→ **RECORDED INFORMATION**
- - -
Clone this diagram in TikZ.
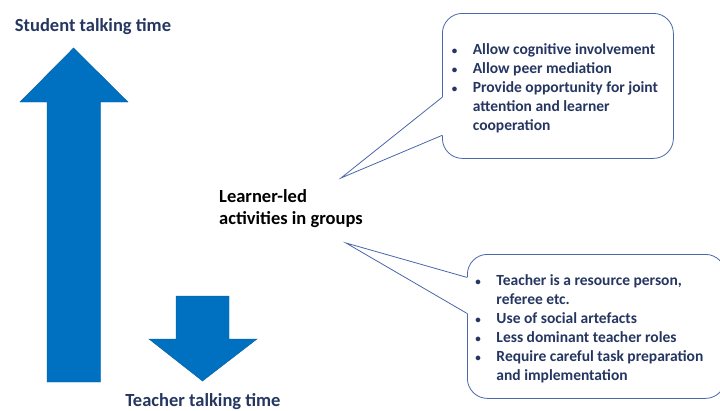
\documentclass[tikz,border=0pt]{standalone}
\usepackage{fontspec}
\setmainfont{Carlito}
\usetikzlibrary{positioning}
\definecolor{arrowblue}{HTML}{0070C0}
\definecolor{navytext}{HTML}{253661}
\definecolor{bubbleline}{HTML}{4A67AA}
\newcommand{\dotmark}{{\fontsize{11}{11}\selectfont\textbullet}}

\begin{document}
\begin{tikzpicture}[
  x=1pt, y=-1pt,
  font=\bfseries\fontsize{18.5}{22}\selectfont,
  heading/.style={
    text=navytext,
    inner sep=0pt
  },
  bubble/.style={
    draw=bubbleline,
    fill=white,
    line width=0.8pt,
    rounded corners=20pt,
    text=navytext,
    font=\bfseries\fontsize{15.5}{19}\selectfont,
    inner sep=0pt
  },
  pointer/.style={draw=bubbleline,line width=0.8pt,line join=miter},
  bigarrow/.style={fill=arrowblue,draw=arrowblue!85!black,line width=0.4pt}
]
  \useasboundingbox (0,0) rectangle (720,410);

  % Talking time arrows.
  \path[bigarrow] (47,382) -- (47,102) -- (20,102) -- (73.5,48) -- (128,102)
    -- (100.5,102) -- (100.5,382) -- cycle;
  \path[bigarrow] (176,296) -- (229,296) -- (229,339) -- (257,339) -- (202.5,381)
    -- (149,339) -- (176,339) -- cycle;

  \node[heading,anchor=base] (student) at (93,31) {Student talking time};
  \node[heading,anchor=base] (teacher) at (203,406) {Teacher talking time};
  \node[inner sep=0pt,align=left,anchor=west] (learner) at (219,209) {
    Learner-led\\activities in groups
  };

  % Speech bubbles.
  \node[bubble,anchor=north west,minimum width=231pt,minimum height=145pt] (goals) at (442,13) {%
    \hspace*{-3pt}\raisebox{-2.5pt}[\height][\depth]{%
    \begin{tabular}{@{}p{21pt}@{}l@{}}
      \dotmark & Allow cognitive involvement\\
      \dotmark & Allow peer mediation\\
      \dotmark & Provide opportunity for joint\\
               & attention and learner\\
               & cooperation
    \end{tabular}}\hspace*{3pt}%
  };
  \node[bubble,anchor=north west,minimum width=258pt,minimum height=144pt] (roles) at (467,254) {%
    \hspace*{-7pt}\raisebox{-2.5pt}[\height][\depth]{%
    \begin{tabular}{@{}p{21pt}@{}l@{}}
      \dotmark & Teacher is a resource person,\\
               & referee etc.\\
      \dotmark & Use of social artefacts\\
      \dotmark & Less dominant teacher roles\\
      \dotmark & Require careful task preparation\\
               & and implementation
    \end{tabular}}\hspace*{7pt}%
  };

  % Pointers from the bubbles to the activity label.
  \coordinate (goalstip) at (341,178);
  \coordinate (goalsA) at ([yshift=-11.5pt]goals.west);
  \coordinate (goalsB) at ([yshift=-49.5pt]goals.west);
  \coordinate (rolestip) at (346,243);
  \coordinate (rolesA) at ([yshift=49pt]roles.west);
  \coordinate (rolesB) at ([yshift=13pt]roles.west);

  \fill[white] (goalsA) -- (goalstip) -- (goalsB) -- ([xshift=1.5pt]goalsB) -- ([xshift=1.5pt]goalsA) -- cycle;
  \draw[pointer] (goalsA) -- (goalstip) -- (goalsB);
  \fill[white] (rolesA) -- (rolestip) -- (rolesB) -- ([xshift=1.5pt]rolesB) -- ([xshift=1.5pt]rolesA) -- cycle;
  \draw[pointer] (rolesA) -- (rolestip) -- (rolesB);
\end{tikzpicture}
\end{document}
- - -
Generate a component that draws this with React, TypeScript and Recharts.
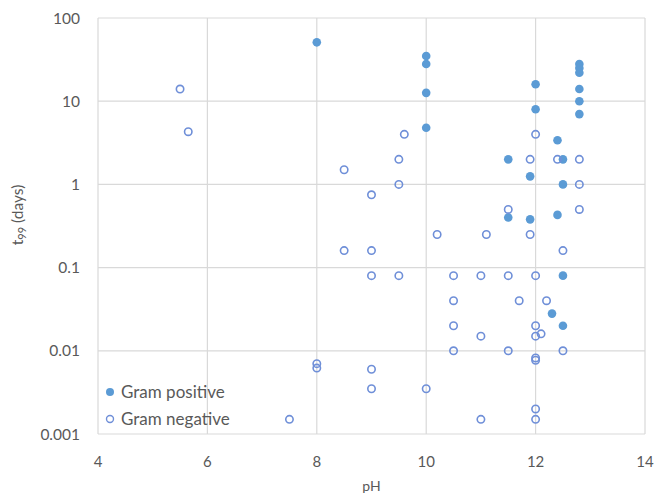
- - -
→ **WORK TO DO**
Reproduce exactly, and only, the lines from the one containing "Clone this diagram in TikZ." through the one containing "(0,0) rectangle (720,410);", including both; leave out any pictures.

→ **FINAL ANSWER**
Clone this diagram in TikZ.
\documentclass[tikz,border=0pt]{standalone}
\usepackage{fontspec}
\setmainfont{Carlito}
\usetikzlibrary{positioning}
\definecolor{arrowblue}{HTML}{0070C0}
\definecolor{navytext}{HTML}{253661}
\definecolor{bubbleline}{HTML}{4A67AA}
\newcommand{\dotmark}{{\fontsize{11}{11}\selectfont\textbullet}}

\begin{document}
\begin{tikzpicture}[
  x=1pt, y=-1pt,
  font=\bfseries\fontsize{18.5}{22}\selectfont,
  heading/.style={
    text=navytext,
    inner sep=0pt
  },
  bubble/.style={
    draw=bubbleline,
    fill=white,
    line width=0.8pt,
    rounded corners=20pt,
    text=navytext,
    font=\bfseries\fontsize{15.5}{19}\selectfont,
    inner sep=0pt
  },
  pointer/.style={draw=bubbleline,line width=0.8pt,line join=miter},
  bigarrow/.style={fill=arrowblue,draw=arrowblue!85!black,line width=0.4pt}
]
  \useasboundingbox (0,0) rectangle (720,410);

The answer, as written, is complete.